The conservative Catholic seeking to live by the social justice precepts of the Church is presented a dilemma: how to set the economic levers in order to maximize moral behavior. The Republican Party’s solution is largely a negative prescription — less regulation, more free markets. This may help the economy, but it does not solve the moral problem; rather, as Bishop Keane saw in 1891, it only exacerbates it. “No intelligent student of history will deny that the manipulation of economics by ‘paternal’ governments went to such an extreme under the [pre-capitalist] Mercantile System that the reaction of laissez-faire was inevitable and necessary.

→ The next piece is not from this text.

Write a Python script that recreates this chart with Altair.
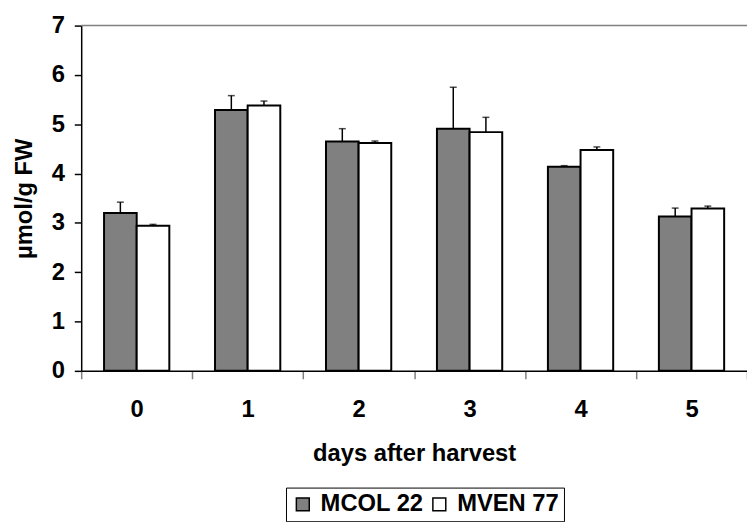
import altair as alt
import pandas as pd

days = ["0", "1", "2", "3", "4", "5"]
series = ["MCOL 22", "MVEN 77"]
mcol_values = [3.20, 5.29, 4.65, 4.91, 4.14, 3.13]
mcol_upper = [3.42, 5.58, 4.91, 5.75, 4.16, 3.30]
mven_values = [2.94, 5.38, 4.62, 4.84, 4.48, 3.29]
mven_upper = [2.97, 5.47, 4.66, 5.14, 4.54, 3.34]

rows = []
for i, d in enumerate(days):
    rows.append({"day": d, "series": series[0], "value": mcol_values[i], "upper": mcol_upper[i]})
    rows.append({"day": d, "series": series[1], "value": mven_values[i], "upper": mven_upper[i]})
df = pd.DataFrame(rows)

FONT = "Liberation Sans"
FS = 24

x_enc = alt.X("day:N", sort=days,
              scale=alt.Scale(paddingInner=0, paddingOuter=0),
              axis=alt.Axis(title="days after harvest", labelAngle=0, tickBand="extent",
                            tickColor="#808080", tickSize=8, tickWidth=1.5,
                            domainColor="black", domainWidth=1.5,
                            labelPadding=19, titlePadding=21))
xo_enc = alt.XOffset("series:N", sort=series,
                     scale=alt.Scale(paddingInner=0, paddingOuter=0.7))

base = alt.Chart(df)

bars = base.mark_bar(stroke="black", strokeWidth=2).encode(
    x=x_enc,
    xOffset=xo_enc,
    y=alt.Y("value:Q", scale=alt.Scale(domain=[0, 7]),
            axis=alt.Axis(title="µmol/g FW", values=list(range(8)), grid=False,
                          tickColor="black", tickSize=7, tickWidth=1.5,
                          domainColor="black", domainWidth=1.5,
                          labelPadding=10, titlePadding=15)),
    fill=alt.Fill("series:N", sort=series,
                  scale=alt.Scale(domain=series, range=["#808080", "#ffffff"]),
                  legend=alt.Legend(title=None, orient="none", direction="horizontal",
                                    legendX=207, legendY=467,
                                    strokeColor="black", padding=5,
                                    symbolType="square", symbolSize=170,
                                    symbolStrokeColor="black", symbolStrokeWidth=1.5,
                                    labelFontSize=FS, labelFontWeight="bold",
                                    labelFont=FONT, columnPadding=3, labelOffset=6)),
)

err = base.mark_rule(color="black", strokeWidth=1.5).encode(
    x=alt.X("day:N", sort=days), xOffset=xo_enc,
    y="value:Q", y2="upper:Q")

caps = base.mark_tick(color="black", thickness=1.5, size=7).encode(
    x=alt.X("day:N", sort=days), xOffset=xo_enc,
    y="upper:Q")

top = alt.Chart(pd.DataFrame({"v": [7]})).mark_rule(color="#808080", strokeWidth=1.5).encode(
    y="v:Q")

chart = alt.layer(bars, err, caps, top).properties(
    width=673, height=349,
    autosize=alt.AutoSizeParams(type="none"),
    padding={"left": 74, "top": 15, "right": 0, "bottom": 150},
).configure_view(stroke=None).configure_axis(
    labelFont=FONT, labelFontSize=FS, labelFontWeight="bold", labelColor="black",
    titleFont=FONT, titleFontSize=FS, titleFontWeight="bold", titleColor="black",
)

chart.save("out.html", embed_options={"renderer": "svg", "actions": False})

But neither can any impartial thinker deny that the assertion of individual independence in economic arrangements may also go to extremes, that the exemption of personal rights in such matters from governmental control may be pushed to lengths seriously detrimental to the social welfare and demanding the intervention of the social authority.” Keane, at 34–35. Catholics who promote a capitalism based on individual desires ignore that this system incentivizes people to use unethical means to obtain success; where there is no rule prohibiting unjust gain, enough people will act in that manner to spoil what good there may have been for the many.
In fact, this final irony is most fundamental of all. In promoting an economics of radical individualism, such Catholics ignore their obligations to the common good. That is, such Catholics cease being ‘c’atholic.
The rest of us are left with half-solutions from the left side of the aisle and and hare-brained demogoguery from the right. A theory, a theory! My kingdom for an ethical economic theory.